On Sunday, I covered a shift for a friend in our “open/close” rotation. A local church uses our school for its services, and five of us take turns being the one to open and close for them, from ten to three, each Sunday. Next Sunday is my turn, but my colleague needed someone to cover for her – and I can always use the extra funds. I spent that time at work getting a lot of things done that, frankly, just don’t happen when I am at home (and distracted) or when I am at work with kids (who, as a part of my job description and theirs, have a lot to ask me). I did several tasks for work, and I got some of my graduate school homework accomplished as well. I felt good about how I used that five hours.
On Monday, I had a visit from a librarian/technology teacher who works some thirty-five miles northeast of me. She had a release day to observe at a school of her choice. I found out via Twitter, which is actually the only way the two of us ever knew each other in the first place. It was the first time we’d ever met in person, despite exchanging many messages over the past year or so. As she observed my classes, took notes, met with our librarian, and asked me questions, I again realized how good I’ve got it in my position. She will struggle to get teachers to meet her halfway on her ideas for integrating technology. She was just happy to have found someone who really WAS using Microsoft Office apps with first graders, so she could point to some of what we do as ideas they could try or modify to use in their classes.

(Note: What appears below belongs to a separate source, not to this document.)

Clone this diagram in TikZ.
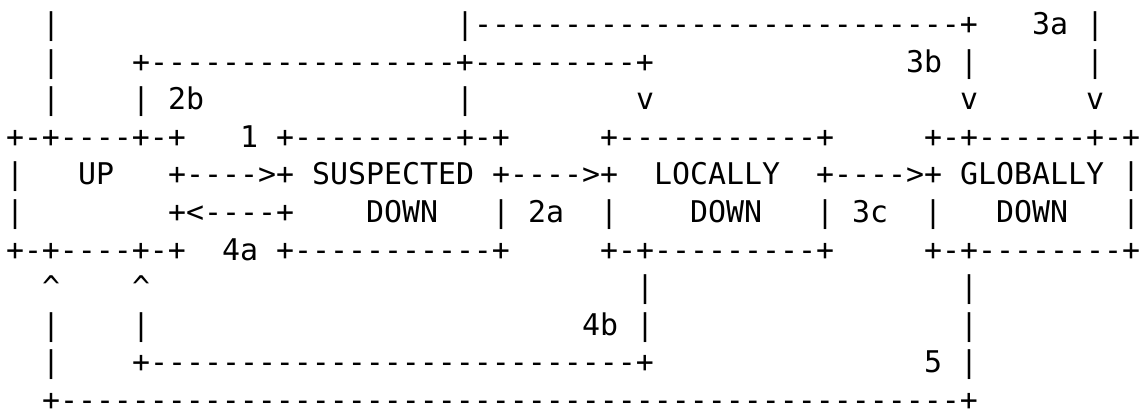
\documentclass[tikz,border=0pt]{standalone}
\usepackage{fontspec}
\setmonofont{DejaVu Sans Mono}
\ExplSyntaxOn
\NewDocumentCommand\dashrun{m}{\prg_replicate:nn{#1}{-}}
\ExplSyntaxOff
\tikzset{asc/.style={anchor=base west, inner sep=0pt, outer sep=0pt, text depth=0pt,
  font=\ttfamily\fontsize{29.9}{37.6}\selectfont, text=black}}
\newcommand\seg[4]{\node[asc] (#1) at ({6+18*#2},{34.5+37.6*#3}) {#4};}
\begin{document}
\begin{tikzpicture}[x=1pt,y=-1pt]
\fill[white] (0,0) rectangle (1141,411);
\useasboundingbox (0,0) rectangle (1141,411);
% row 0
\seg{a0}{2}{0}{|}
\seg{b0}{25}{0}{|\dashrun{27}+}
\seg{c0}{57}{0}{3a}
\seg{d0}{60}{0}{|}
% row 1
\seg{a1}{2}{1}{|}
\seg{b1}{7}{1}{+\dashrun{17}+\dashrun{9}+}
\seg{c1}{50}{1}{3b}
\seg{d1}{53}{1}{|}
\seg{e1}{60}{1}{|}
% row 2
\seg{a2}{2}{2}{|}
\seg{b2}{7}{2}{|}
\seg{c2}{9}{2}{2b}
\seg{d2}{25}{2}{|}
\seg{e2}{35}{2}{v}
\seg{f2}{53}{2}{v}
\seg{g2}{60}{2}{v}
% row 3
\seg{a3}{0}{3}{+-+\dashrun{4}+-+}
\seg{b3}{13}{3}{1}
\seg{c3}{15}{3}{+\dashrun{9}+-+}
\seg{d3}{33}{3}{+\dashrun{11}+}
\seg{e3}{51}{3}{+-+\dashrun{6}+-+}
% row 4
\seg{a4}{0}{4}{|}
\seg{up}{4}{4}{UP}
\seg{b4}{9}{4}{+\dashrun{4}>+}
\seg{susp}{17}{4}{SUSPECTED}
\seg{c4}{27}{4}{+\dashrun{4}>+}
\seg{loc}{36}{4}{LOCALLY}
\seg{d4}{45}{4}{+\dashrun{4}>+}
\seg{glob}{53}{4}{GLOBALLY}
\seg{e4}{62}{4}{|}
% row 5
\seg{a5}{0}{5}{|}
\seg{b5}{9}{5}{+<\dashrun{4}+}
\seg{sdown}{20}{5}{DOWN}
\seg{c5}{27}{5}{|}
\seg{l2a}{29}{5}{2a}
\seg{d5}{33}{5}{|}
\seg{ldown}{38}{5}{DOWN}
\seg{e5}{45}{5}{|}
\seg{l3c}{47}{5}{3c}
\seg{f5}{51}{5}{|}
\seg{gdown}{55}{5}{DOWN}
\seg{g5}{62}{5}{|}
% row 6
\seg{a6}{0}{6}{+-+\dashrun{4}+-+}
\seg{l4a}{12}{6}{4a}
\seg{b6}{15}{6}{+\dashrun{11}+}
\seg{c6}{33}{6}{+-+\dashrun{9}+}
\seg{d6}{51}{6}{+-+\dashrun{8}+}
% row 7
\seg{a7}{2}{7}{\textasciicircum}
\seg{b7}{7}{7}{\textasciicircum}
\seg{c7}{35}{7}{|}
\seg{d7}{53}{7}{|}
% row 8
\seg{a8}{2}{8}{|}
\seg{b8}{7}{8}{|}
\seg{l4b}{32}{8}{4b}
\seg{c8}{35}{8}{|}
\seg{d8}{53}{8}{|}
% row 9
\seg{a9}{2}{9}{|}
\seg{b9}{7}{9}{+\dashrun{27}+}
\seg{l5}{51}{9}{5}
\seg{c9}{53}{9}{|}
% row 10
\seg{a10}{2}{10}{+\dashrun{50}+}
\end{tikzpicture}
\end{document}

Over these three days, which I could have spent doing my own thing or having fun with my husband and son, I got a chance to expand my own mind and pass along a little motivation to others as well. I think this is one of those intangible reasons I have for being an educator. This afternoon, as my son and I walked toward our car in the parking lot in school, and he sort-of complained about not getting to stay and play in Daycare longer (because I had to get home for my grad school classes), I found myself telling him that I go to classes because I want to learn for the rest of my life. And when I finish my degree, I may not have to go to classes anymore, but I will still learn, from reading, and trying new things. I consider it an investment not only in myself and in my career, but also in my son. I want him to witness lifelong learning, not just as something he’s heard of but as something he has seen me model for him.
There will be more weekend days spent at conferences, at work, or doing homework. There will be more times when I have to explain to my son why I am willing to put so much time in for my education and that of others. But there will also be plenty of trips to the ocean to plod through tide pools and evenings spent gazing up at the night sky as the International Space Station passes overhead. There will be maps, globes, Google Earth, and models of the solar system. He already loves to learn, and I hope that all the reading he sees his father doing, and all the time he sees us both putting into teaching others, will help him continue that trend.
Both images were drawn by my son. He ‘s six.